## Begin DATA BLOCK

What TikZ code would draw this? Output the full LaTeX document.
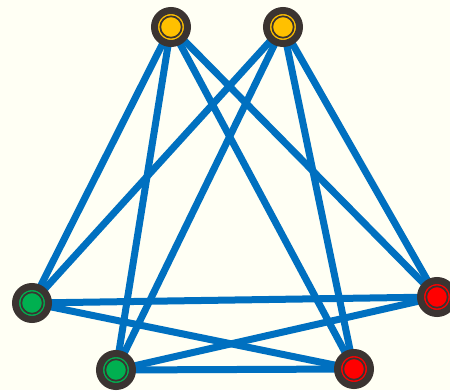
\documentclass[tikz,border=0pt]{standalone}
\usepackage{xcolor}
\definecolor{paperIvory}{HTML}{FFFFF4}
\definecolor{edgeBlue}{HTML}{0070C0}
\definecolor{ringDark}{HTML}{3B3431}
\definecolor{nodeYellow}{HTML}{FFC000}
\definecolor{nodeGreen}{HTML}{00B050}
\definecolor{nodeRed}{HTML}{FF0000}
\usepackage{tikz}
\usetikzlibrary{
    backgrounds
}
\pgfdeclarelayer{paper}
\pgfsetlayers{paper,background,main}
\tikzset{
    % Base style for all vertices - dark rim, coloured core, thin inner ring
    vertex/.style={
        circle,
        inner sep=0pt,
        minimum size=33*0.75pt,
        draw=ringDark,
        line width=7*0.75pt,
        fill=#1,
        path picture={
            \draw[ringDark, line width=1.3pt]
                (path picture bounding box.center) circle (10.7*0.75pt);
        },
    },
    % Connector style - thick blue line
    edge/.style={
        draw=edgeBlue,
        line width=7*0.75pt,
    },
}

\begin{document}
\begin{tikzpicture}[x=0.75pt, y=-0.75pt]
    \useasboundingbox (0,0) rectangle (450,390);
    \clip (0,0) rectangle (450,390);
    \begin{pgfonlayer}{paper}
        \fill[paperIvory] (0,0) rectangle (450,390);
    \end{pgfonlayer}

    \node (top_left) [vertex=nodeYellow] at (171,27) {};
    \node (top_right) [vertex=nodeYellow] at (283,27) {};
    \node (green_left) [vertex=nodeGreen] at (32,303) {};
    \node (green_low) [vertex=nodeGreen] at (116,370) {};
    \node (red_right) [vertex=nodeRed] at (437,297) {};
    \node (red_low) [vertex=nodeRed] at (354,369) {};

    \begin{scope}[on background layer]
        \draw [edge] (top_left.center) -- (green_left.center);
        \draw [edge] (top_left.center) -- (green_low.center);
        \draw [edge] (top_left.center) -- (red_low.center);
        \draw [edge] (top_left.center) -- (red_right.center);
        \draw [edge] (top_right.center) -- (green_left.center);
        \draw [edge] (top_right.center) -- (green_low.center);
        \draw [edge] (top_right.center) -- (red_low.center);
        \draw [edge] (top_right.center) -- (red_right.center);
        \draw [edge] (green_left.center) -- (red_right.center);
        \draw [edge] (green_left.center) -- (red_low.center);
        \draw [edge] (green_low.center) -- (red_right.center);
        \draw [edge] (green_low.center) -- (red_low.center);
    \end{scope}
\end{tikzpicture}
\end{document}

## End DATA BLOCK

SET TASK: Quote the full listing above word for word; exclude every picture from the copy.

FULL RESPONSE:
What TikZ code would draw this? Output the full LaTeX document.
\documentclass[tikz,border=0pt]{standalone}
\usepackage{xcolor}
\definecolor{paperIvory}{HTML}{FFFFF4}
\definecolor{edgeBlue}{HTML}{0070C0}
\definecolor{ringDark}{HTML}{3B3431}
\definecolor{nodeYellow}{HTML}{FFC000}
\definecolor{nodeGreen}{HTML}{00B050}
\definecolor{nodeRed}{HTML}{FF0000}
\usepackage{tikz}
\usetikzlibrary{
    backgrounds
}
\pgfdeclarelayer{paper}
\pgfsetlayers{paper,background,main}
\tikzset{
    % Base style for all vertices - dark rim, coloured core, thin inner ring
    vertex/.style={
        circle,
        inner sep=0pt,
        minimum size=33*0.75pt,
        draw=ringDark,
        line width=7*0.75pt,
        fill=#1,
        path picture={
            \draw[ringDark, line width=1.3pt]
                (path picture bounding box.center) circle (10.7*0.75pt);
        },
    },
    % Connector style - thick blue line
    edge/.style={
        draw=edgeBlue,
        line width=7*0.75pt,
    },
}

\begin{document}
\begin{tikzpicture}[x=0.75pt, y=-0.75pt]
    \useasboundingbox (0,0) rectangle (450,390);
    \clip (0,0) rectangle (450,390);
    \begin{pgfonlayer}{paper}
        \fill[paperIvory] (0,0) rectangle (450,390);
    \end{pgfonlayer}

    \node (top_left) [vertex=nodeYellow] at (171,27) {};
    \node (top_right) [vertex=nodeYellow] at (283,27) {};
    \node (green_left) [vertex=nodeGreen] at (32,303) {};
    \node (green_low) [vertex=nodeGreen] at (116,370) {};
    \node (red_right) [vertex=nodeRed] at (437,297) {};
    \node (red_low) [vertex=nodeRed] at (354,369) {};

    \begin{scope}[on background layer]
        \draw [edge] (top_left.center) -- (green_left.center);
        \draw [edge] (top_left.center) -- (green_low.center);
        \draw [edge] (top_left.center) -- (red_low.center);
        \draw [edge] (top_left.center) -- (red_right.center);
        \draw [edge] (top_right.center) -- (green_left.center);
        \draw [edge] (top_right.center) -- (green_low.center);
        \draw [edge] (top_right.center) -- (red_low.center);
        \draw [edge] (top_right.center) -- (red_right.center);
        \draw [edge] (green_left.center) -- (red_right.center);
        \draw [edge] (green_left.center) -- (red_low.center);
        \draw [edge] (green_low.center) -- (red_right.center);
        \draw [edge] (green_low.center) -- (red_low.center);
    \end{scope}
\end{tikzpicture}
\end{document}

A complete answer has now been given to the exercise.